An Artful Practice Conversation
Carleton Dominion-Chalmers Centre (280 Lisgar)
March 22, 2025
1:00 pm - 3:30 pm

From left: Hannah Claus, Sherry Farrell Racette, Rosalie Favell, Emma Hassencahl-Perley
Artists explore how their artistic practices shape their curatorial work
Join artists and curators Hannah Claus, Sherry Farrell Racette, Rosalie Favell and Emma Hassencahl-Perley in a free public conversation moderated by Carmen Robertson. This conversation invites artists to explore how their artistic practices shape their curatorial work.
This discussion is the second in a series of three conversations organized by Carmen Robertson and Danielle Printup, in anticipation of Runs in the Family, a group exhibition curated by Carmen Robertson and Hanako Hubbard-Radulovich and presented at CUAG in fall 2025.
The series focuses on Indigenous curatorial practices, highlighting dialogic practice as a key methodology. It will foster dialogue, honour memories, explore movements and recognize the transformative impact of Indigenous curation across generations.
Throughout the series, speakers and participants will explore the evolution of Indigenous curation, highlighting how curatorial practices are active currents that adapt and respond to changing contexts over time.

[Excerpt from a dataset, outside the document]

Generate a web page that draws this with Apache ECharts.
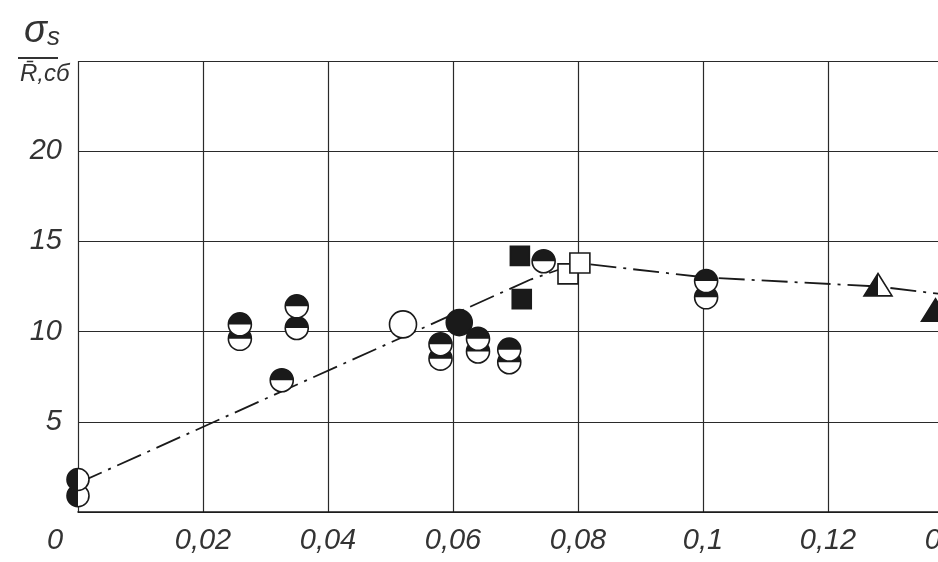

This conversation is free and open to everyone. No registration is required. Light refreshments will be provided.
Directions Carleton Dominion-Chalmers Centre (CDCC) is located at 290 Lisgar Street in downtown Ottawa and is accessible by public transit.
Access CDCC is a fully accessible space, with an elevator and barrier-free washrooms. The Para Transpo drop-off and an entrance with ramps are located on the 290 Lisgar Street side of the building.
Parking Paid visitor parking is available in the CDCC’s Lisgar Street lot. The cost on weekends is $4.00 (flat rate) to 6:00 p.m. There is also street parking available nearby.
Participants
Hannah Claus (Kanien’kehá:ka | English) utilizes material and sensorial relationships within her studio practice to explore Kanien’kehá:ka epistemologies and frameworks. She is a co-founder of Quebec’s first Indigenous-led artist-run centre, daphne (2019-).
Sherry Farrell Racette (Metis/Algonquin/Irish) was born in Manitoba and is a Bill C-31 member of Temiskaming First Nation in Quebec. She is a Professor in the Department of Visual Arts in the Faculty of Media, Art and Performance at the University of Regina. She has done extensive work in archives and museum collections with an emphasis on retrieving women’s voices and recovering aesthetic knowledge. As an artist, Farrell Racette has exhibited paintings and textile works, and has illustrated ten books working with noted authors such as Maria Campbell, Louise Halfe, and Rita Bouvier. Recent group exhibitions include Looking the World in the Face, the Canada Council Art Bank 50th Anniversary exhibition (2022), A Prairie Vernacular (2020), and Resilience: National Billboard Exhibition Project (2018). Major curatorial projects include Radical Stitch (with Michelle Lavallee and Cathy Mattes, 2022-2025), Kwaata-nihtaawakihk – A Hard Birth (with Cathy Mattes, 2022), and Chiwayr lee zistwayr: Look at the Stories (2024), a community photography project with Metis elders. Farrell Racette was the inaugural Anne Ray Fellow at the School for Advanced Research in Santa Fe (2009), the Distinguished Visiting Indigenous Faculty Fellow at Jackman Humanities Institute, University of Toronto (2016) and received the University Art Association of Canada (UAAC-AAUC) Lifetime Achievement Award in 2021.
Rosalie Favell is a distinguished Metis artist with a creative practice that spans over 40 years. She has achieved national and international acclaim. Favell has used photography, portraiture and painting to understand and represent her ancestry and identity in works that have been exhibited and collected nationally and internationally.
Emma Hassencahl-Perley is a visual artist focusing on painting, beadwork and digital illustration, connecting ancestral Wabanaki material culture with contemporary digital storytelling techniques. Emma has also been the curator of Indigenous Art at the Beaverbrook Art Gallery since 2018.